Direct cathode recycling faces several challenges that impede its research and development. First, the method requires precise and discrete separation of the exact type of cathode materials from the rest, which requires significant manual labor. Second, the diversity and intermingling of lithium-ion battery chemistries complicates this recycling process, as each individual chemistry would need a tailored approach for effective recycling. 

Direct cathode recycling is typically thought of as a one-to-one process—one specific cathode from one supplier turned back into a comparable product—where other recycling methods are more robust and universal. 

Lastly, direct cathode recycling is still a nascent technology, requiring further research, development, and investment to prove out viability and scalability for broader implementation.

What is the best method for recycling lithium-ion batteries? 

In conclusion, electro-hydrometallurgy stands out as the most promising solution for lithium-ion battery recycling.

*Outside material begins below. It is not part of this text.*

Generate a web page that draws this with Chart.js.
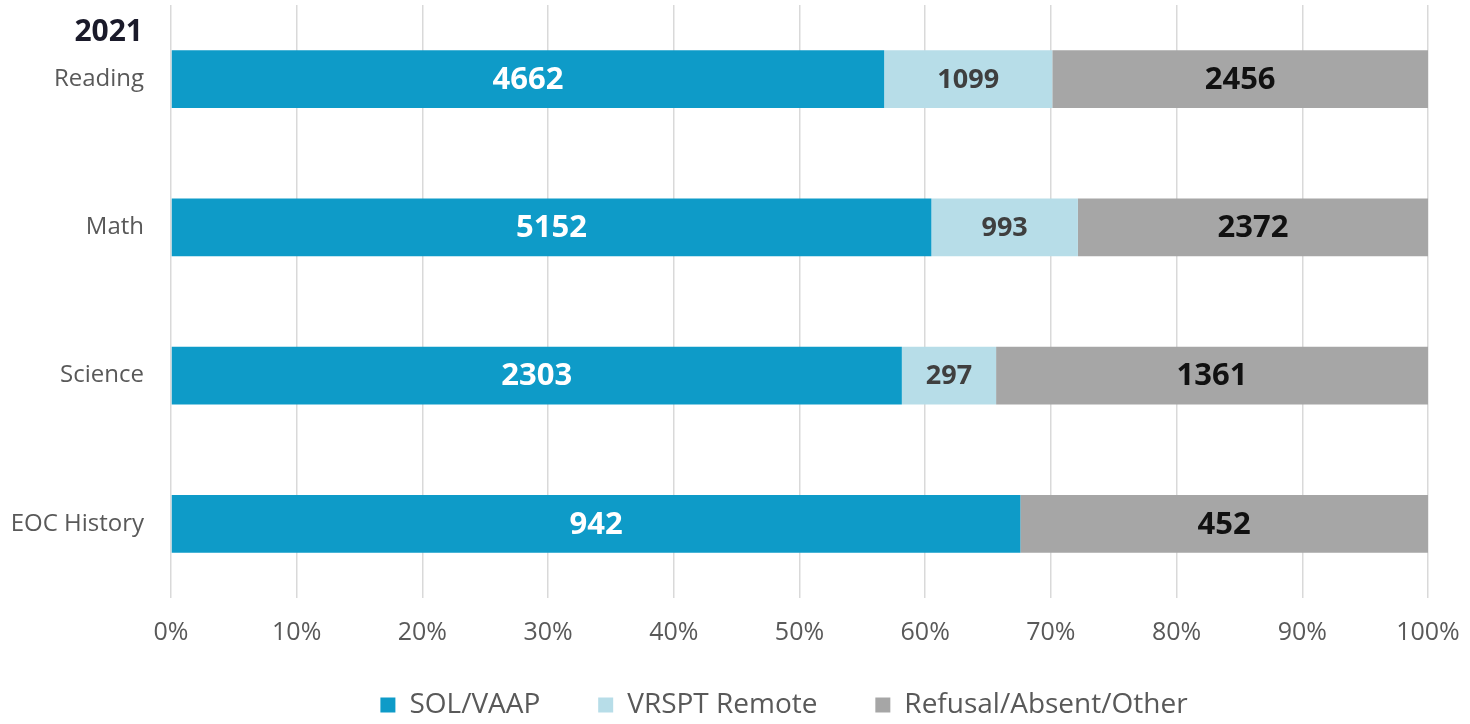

Its advantages in universality, energy efficiency, environmental impact, and metal recovery rates make it an ideal choice for a sustainable clean energy future.

Aqua Metals is the only electro-hydrometallurgical lithium battery recycler in North America that is operational and actively recovering valuable metals from lithium batteries. You can learn more about our operations and milestones on our Lithium Pilot Recycling Hub.

As the demand for lithium-ion batteries continues to grow, investing in electro-hydrometallurgy will be crucial to minimizing our reliance on virgin materials and supporting a circular economy.